2022 年6 月10 日、訪日観光客(インバウンド)の受け入れが再開されたが、2ヵ月経過時点で期待された回復にはほど遠い状況である。集客が低調な理由として、①煩雑な入国手続きが課される、②ガイド付きの団体旅行以外は認められない、③旅行中、厳しい行動規制を求められる、の3 点が挙げられる。

観光事業者や地域の経済団体は、こうした規制の緩和と一日当たり入国枠の拡大を要望し、9月7日からその一部は実現することとなった。ただし、現状、わが国のインバウンド受け入れ態勢は必ずしも万全ではなく、性急な規制緩和によって一挙にインバウンドが増加した場合、将来に禍根を残す可能性がある。

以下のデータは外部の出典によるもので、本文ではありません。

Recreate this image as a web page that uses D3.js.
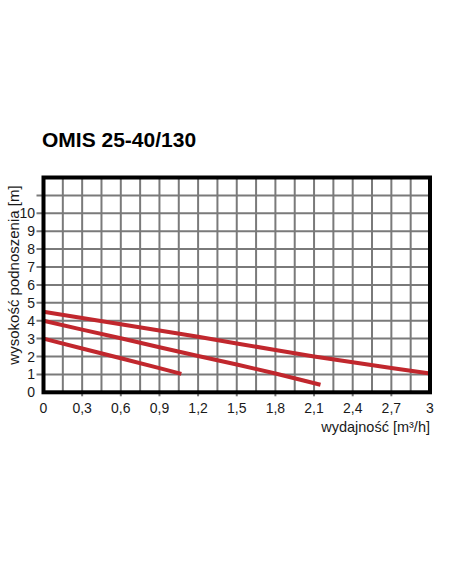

受け入れ態勢の問題点の第1 は、飲食、宿泊など観光関連業種の人手不足、とりわけ多言語対応可能な人材の確保が難しいことである。第2 は、観光地の住民心理である。コロナで強まった外国人への抵抗感が解消されないなか、住民とインバウンドとの間にトラブルが頻発した場合、わが国観光の発展に負の影響を及ぼす恐れがある。

海外では、旅の目的地としての日本人気は根強く、訪日観光の再開はおおむね歓迎されているが、もう一段の規制緩和を待つ「様子見」傾向も顕著である。また、一部のビジネス関係者の間では、世界的な観光再開・振興機運に水を差しかねないとして、わが国の厳しい規制に批判的な意見も聞かれる。

世界的にみると、観光分野の入国規制を全廃した国は9 月第1週現在81 カ国に上る。その中には、従来、国際観光再開に積極的であったイギリス・タイなどに加え、厳しい水際規制を長く維持してきたオーストラリアも含まれる。オーストラリアの場合、重症化しにくい変異種への置き換わりやワクチン接種率の向上を踏まえて規制の見直しを進め、今年7月に国際観光に対する門戸を完全開放した。

今後、訪日観光をスムーズに再興するには、以下の2 つの取り組みが求められよう。第1 は、個人旅行解禁のタイミング等を盛り込んだロードマップを政府が策定し、海外に対して門戸を着実に広げていく姿勢を示すことである。第2 は、観光地の受け入れ態勢の整備である。安全安心対策を丁寧に説明して住民の不安を払拭すると共に、抵抗感が薄れつつある国内観光を後押しする政策支援の強化が望ましい。

訪日観光は日本経済、特に地域経済の活性化にとって重要であり、円滑な再興が望まれる。政府は積極姿勢を明確に示して海外の訪日期待を維持すると共に、国内観光への支援を訪日観光の再開につなげていく計画的対応が重要である。